Guess Who Wants to Write Government Checks to Poor People?

Faced with growing income inequality, conservatives promote an unexpected solution.

Photo | Shutterstock.com

Photo | Shutterstock.com

Good news! After more than a generation of the rich getting richer while the poor and middle class have been left behind, conservatives are starting to wake up to the fact that there’s growing income inequality in America — and that it’s a bad thing.

You’ll never guess, though, how some conservatives want to solve the problem: By getting the government to start writing checks to subsidize the wages of America’s poorest workers.

Really.

Here’s economist Noah Smith, talking about the idea recently in an interview with the American Enterprise Institute, a market-oriented think tank:

We would be putting our thumb on the scales between humans and robots to keep humans in work that in a perfectly free market they wouldn’t be doing. When a company offers you wage, the government matching would have already [been] done behind the scenes. Someone comes and offers to pay me $20 an hour, the government is paying $12 of that. I would be making $8 an hour, but I would feel like a person who making $20 an hour.

Now, this isn’t straight-out welfare — workers would still be working — but it’s more than a little bewildering coming from the right. For one thing, the proposal implicitly acknowledges that the free market has some shortcomings that won’t fix themselves. It also allows for the possibility that poor people aren’t moral failures, no matter what the Ayn Rand acolytes on the right believe.

What’s more, the scheme amounts to a good old-fashioned redistribution of wealth, taking money from those who have plenty and giving it to those who need more — and, well, Tea Party conservatives have been pretty plain what they think about redistribution: It’s socialism, and they don’t like socialism.

But the proposal — known, in some permutations, as a “negative income tax” — has kind of a long history on the right. There have been few advocates of the free market more ardent (and more worshipped by Reaganite Republicans) than Milton Friedman, but he actually came up with the plan decades ago. And in recent months, some smart guys on the right have come to quietly embrace the idea anew. The proposal, after all, rewards work. Better than paying somebody to stay home and watch TV, right?

The question remains, though: Why now? Why do (some) conservatives suddenly care about income inequality?

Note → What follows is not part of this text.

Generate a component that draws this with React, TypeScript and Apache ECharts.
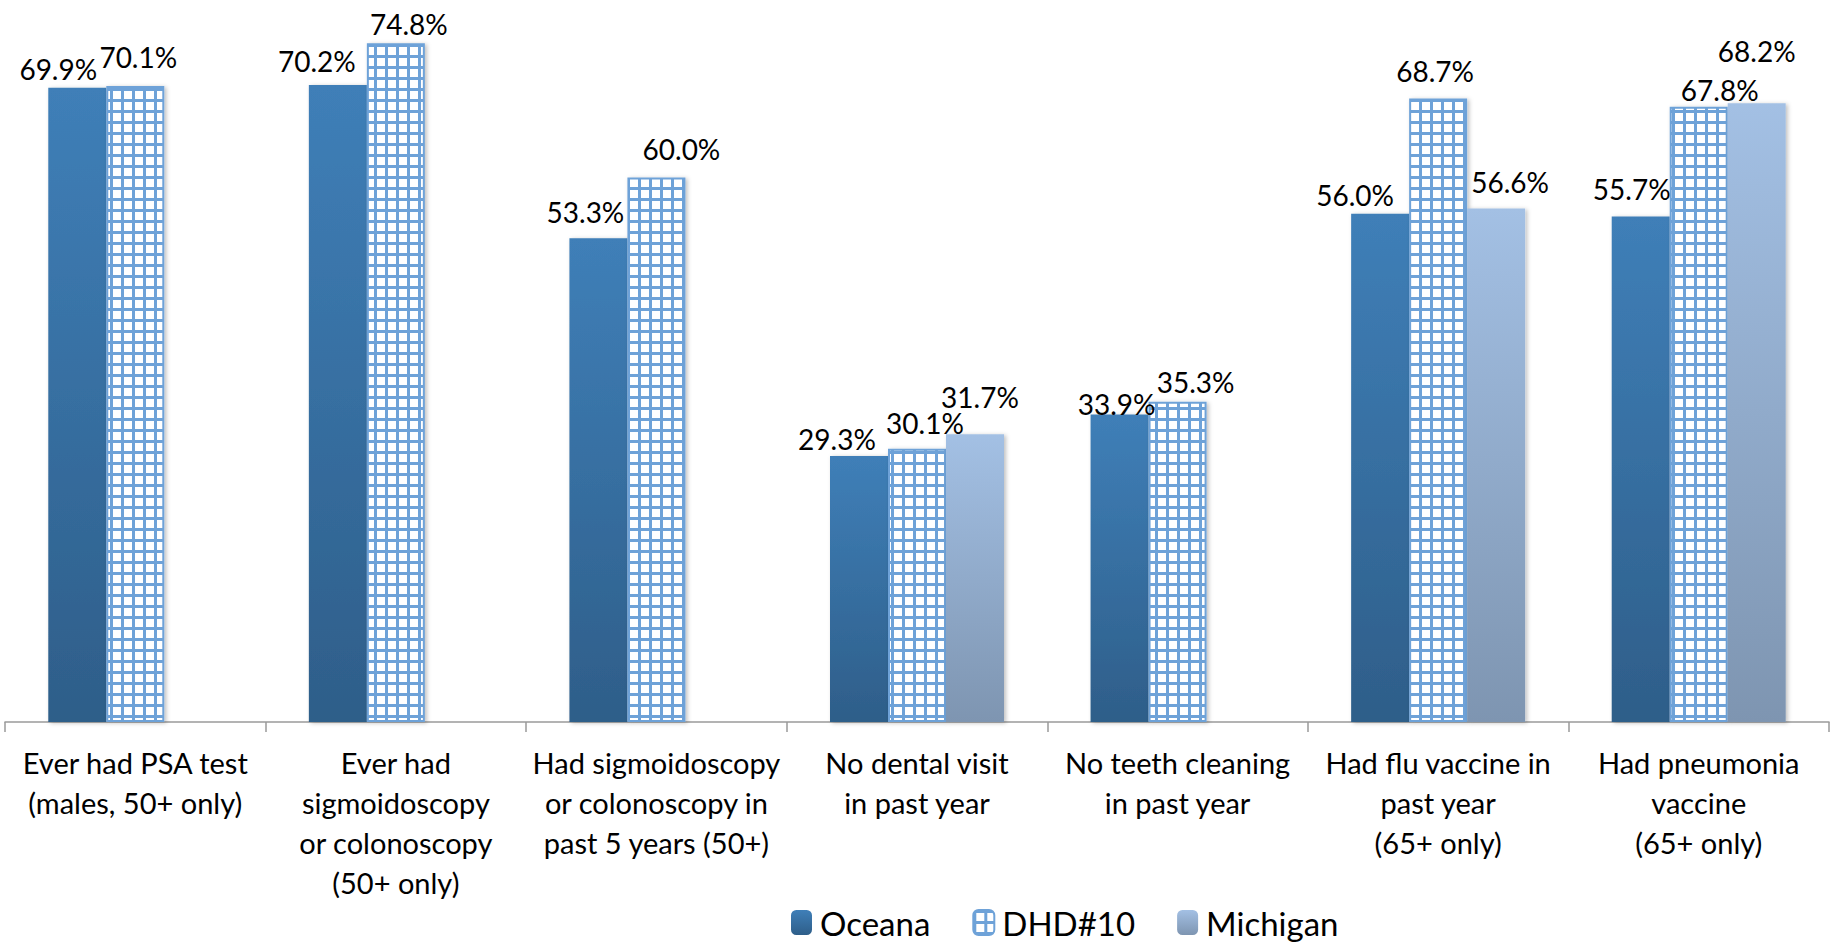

My guess: Part of it is that Barack Obama is president, and acknowledging the problem now allows Republicans to lay it at the feet of a Democrat, no matter how long the issue has been festering. A second possibility? There’s growing evidence that income inequality gets to be a drag on the economy, which eventually affects even the rich. Sometimes the problem is too big to ignore.

So for liberals, what’s not to like?

Well, one danger is that we’re in for a “yoink” moment. Remember, it was Republicans and their think tanks that originally proposed health insurance mandates as an alternative to government-provided universal health care — the plan became tyrannical socialism just as soon as a Democrat tried to implement it. Writing checks to poor people so they’ll be less poor is a lot closer to actual socialism; what’s the likelihood the local Tea Party congressman would stick his neck out for this kind of scheme?

The other problem is that while labor costs would be socialized, actual profits would remain privatized. One reason (some) conservatives like this proposal is that it takes an increased minimum wage off the table; instead of paying workers what they need to survive, taxpayers would do it. Companies like McDonald’s, though, would still keep their profits.

In an era where fast-food jobs are almost all that’s left, though, taxpayers are already subsidizing McDonald’s and its ilk. Perhaps it’s better to formalize the process instead of letting Americans suffer through the current ad hoc process. For most of us, though, the sight of conservatives advocating taxpayer money for the poor is something remarkable to behold.